Ah, Thanksgiving, the most difficult of holidays for cooking vegetarian and gluten-free. We will be spending the day with Tom's parents and extended family, so I have to make sure that we take plenty for our family to eat, especially A., who is the only one who MUST eat gluten-free. Here's what I'm taking:
Tofurky roast (for the vegan but non-gf)
Marinated baked tofu (for the veg*n AND gf)
Jellied cranberry sauce (MIL makes the BEST whole-berry sauce, with peach brandy, but a few of my kids prefer the jellied)
Gluten-free dinner rolls
Pumpkin pie (gluten-free crust, of course)
Mashed potatoes
Roasted Brussels sprouts
Chopped salad
Gluten-free stuffing (recipe to follow)
A. hasn't tried stuffing in several years so I thought I'd kill some time making a gluten-free version for him. You know, in my spare time. No, really, I had some today; Tom took the kids out for the day so I spent the time blitzing the playroom and cooking. Neither of the older children liked stuffing until they were 7 or 8 and J. doesn't like it at age 4, so I thought maybe A. was ripe for it at 8. Oh, man, I was right. He ate two servings of his own as well as J.'s. Now I have to hurry up and write down what I did so I don't forget it! (See recipe below.)
One of Tom's cousins is also gluten-free, so there will probably be at least one other dessert he can have today, though really, he's all about the pumpkin pie. There's usually also some sort of jell-o/cool whip situation and "candy salad," which is a term he came up with to explain jell-o jigglers mixed with marshmallows. I'm pretty sure he won't starve. If nothing else, I can throw together a sandwich for him with cheese slices and a gluten-free roll.
There is always a table of snacks and appetizers for the hours leading up to the meal, so I will take some homemade hummus,
gluten-free crackers, a snack tray of several sorts of olives, pickles, and cubed cheeses.
I put myself in charge of wine a few years ago, so we will be taking six bottles of various reds. Usually I prefer white, but Thanksgiving seems like a red sort of meal.
When we went to New Braunfels this summer Tom and I visited the
Dry Comal Creek Winery for a tour and wine tasting. Little did we know we would be tasting 15 wines, a sangria, and a port. Good thing we planned on spending a few hours, because I'm not sure we could have driven home if we hadn't finished the tasting before the tour. While we enjoyed most of the wines, there were two we adored, so we came home with four bottles of our favorites. Tom was
shocked when I showed him that they were all still in the pantry, waiting for Thanksgiving dinner. We will be taking two bottles each of the White-Black Spanish wine and Comal Red IX as well as two of this year's Beaujolais Nouveau. For the children I picked up bottles of sparkling juices: pear, cranberry, and cherry.
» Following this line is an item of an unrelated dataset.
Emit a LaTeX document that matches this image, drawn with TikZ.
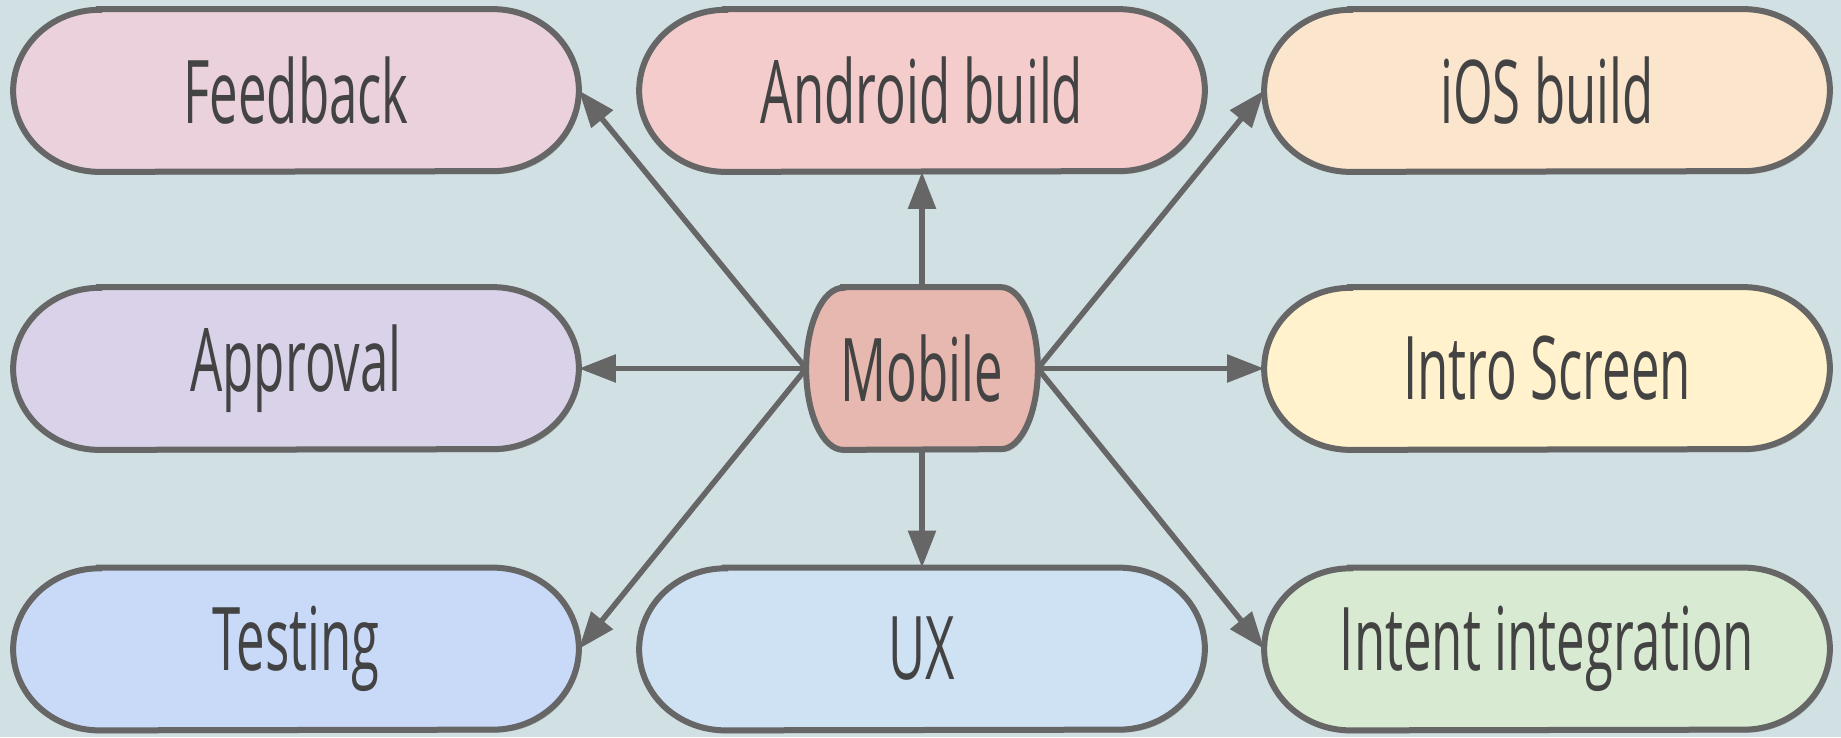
\documentclass[tikz,border=0pt]{standalone}
\usepackage{fontspec}
\setmainfont{Open Sans}[FakeStretch=0.58]
\usetikzlibrary{arrows.meta,backgrounds,shadows}
\definecolor{bgcol}{HTML}{D0E0E3}
\definecolor{rimcol}{HTML}{666666}
\definecolor{txtcol}{HTML}{434343}
\definecolor{fbcol}{HTML}{EAD1DC}
\definecolor{andcol}{HTML}{F4CCCC}
\definecolor{ioscol}{HTML}{FCE5CD}
\definecolor{apcol}{HTML}{D9D2E9}
\definecolor{incol}{HTML}{FFF2CC}
\definecolor{tecol}{HTML}{C9DAF8}
\definecolor{uxcol}{HTML}{CFE2F3}
\definecolor{itcol}{HTML}{D9EAD3}
\definecolor{mobcol}{HTML}{E6B8AF}
\begin{document}
\begin{tikzpicture}[font=\fontsize{50}{60}\selectfont, line join=round, >={Triangle[length=0.74cm,width=0.54cm]},
	box/.style={minimum width=11.3cm, minimum height=3.24cm, inner sep=0pt, text=txtcol},
	mob/.style={box, minimum width=4.62cm},
	rim/.style={draw=rimcol, line width=0.12cm, drop shadow={shadow xshift=0.04cm, shadow yshift=-0.06cm, opacity=0.3, fill=black!70}},
	conn/.style={->, draw=rimcol, line width=0.11cm}]
	\useasboundingbox (0,0) rectangle (36.82,14.74);
	\node[mob] (mobile) at (18.44,7.37) {Mobile};
	\foreach \n/\x/\y/\t in {feedback/5.92/12.93/Feedback, android/18.44/12.93/Android build, ios/30.94/12.93/iOS build,
		approval/5.92/7.37/Approval, intro/30.94/7.37/Intro Screen,
		testing/5.92/1.76/Testing, ux/18.44/1.76/UX, intent/30.94/1.76/Intent integration}
		\node[box] (\n) at (\x,\y) {\t};
	\begin{pgfonlayer}{background}
		\fill[bgcol] (0,0) rectangle (36.82,14.74);
		\foreach \n/\c/\r in {feedback/fbcol/1.72cm, android/andcol/1.72cm, ios/ioscol/1.72cm, approval/apcol/1.72cm,
			intro/incol/1.72cm, testing/tecol/1.72cm, ux/uxcol/1.72cm, intent/itcol/1.72cm, mobile/mobcol/0.74cm}
			\draw[rim, fill=\c] ([xshift=\r]\n.north west) -- ([xshift=-\r]\n.north east)
				arc[start angle=90, end angle=-90, x radius=\r, y radius=1.62cm] -- ([xshift=\r]\n.south west)
				arc[start angle=270, end angle=90, x radius=\r, y radius=1.62cm] -- cycle;
	\end{pgfonlayer}
	\foreach \n/\a/\b in {android/north/south, ux/south/north, approval/west/east, intro/east/west,
		feedback/west/east, testing/west/east, ios/east/west, intent/east/west}
		\draw[conn] (mobile.\a) -- (\n.\b);
\end{tikzpicture}
\end{document}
Easy Gluten-Free Stuffing2 bunches green onions, sliced, mostly white parts
1 stalk celery, diced
olive oil
1 loaf
Ener-G tapioca bread (or whatever you have that would equal a loaf)
1 tart apple, peeled & diced (I used Honeycrisp but would have preferred Granny Smith if it were on hand)
2 c. stock (I like to use
Not-Chik'n bouillon, but whatever is on hand will work)
2 c. soymilk (or milk, whatever you have that is creamy)
2 T. cornstarch
2 eggs
sage
thyme
salt
black pepper
white pepper
Saute the onions and celery in the olive oil until soft. Meanwhile, cube the loaf of bread. Mix onions, celery, bread cubes, and enough stock to saok everything without becoming drenched. Heat the soymilk until almost boiling, then take out a 1/4 c. and thoroughly mix with the cornstarch. Once the mixture is smooth, incorporate with the rest of the soymilk. Add enough of the soymilk mixture to the stuffing so that it becomes
just wet. Throw in whatever amount smells and tastes good of the sage and thyme. I crushed the herbs in my palms before adding, maybe 1.5 t. of each. Season with salt & pepper until it tastes good. Whisk up those eggs, mix in thoroughly, and bake at 350 for a good long time. I think mine baked for about 1.5 hours. You want it to be nice and golden brown on top but still almost moist in the middle.
(Usually I don't bake with eggs, but Tom is the only one who won't eat eggs on a regular basis. He does eat his mom's stuffing, which has eggs, so I went ahead and used them in my stuffing.)
Try not to inhale the whole dish at once and remember, it's nice to share.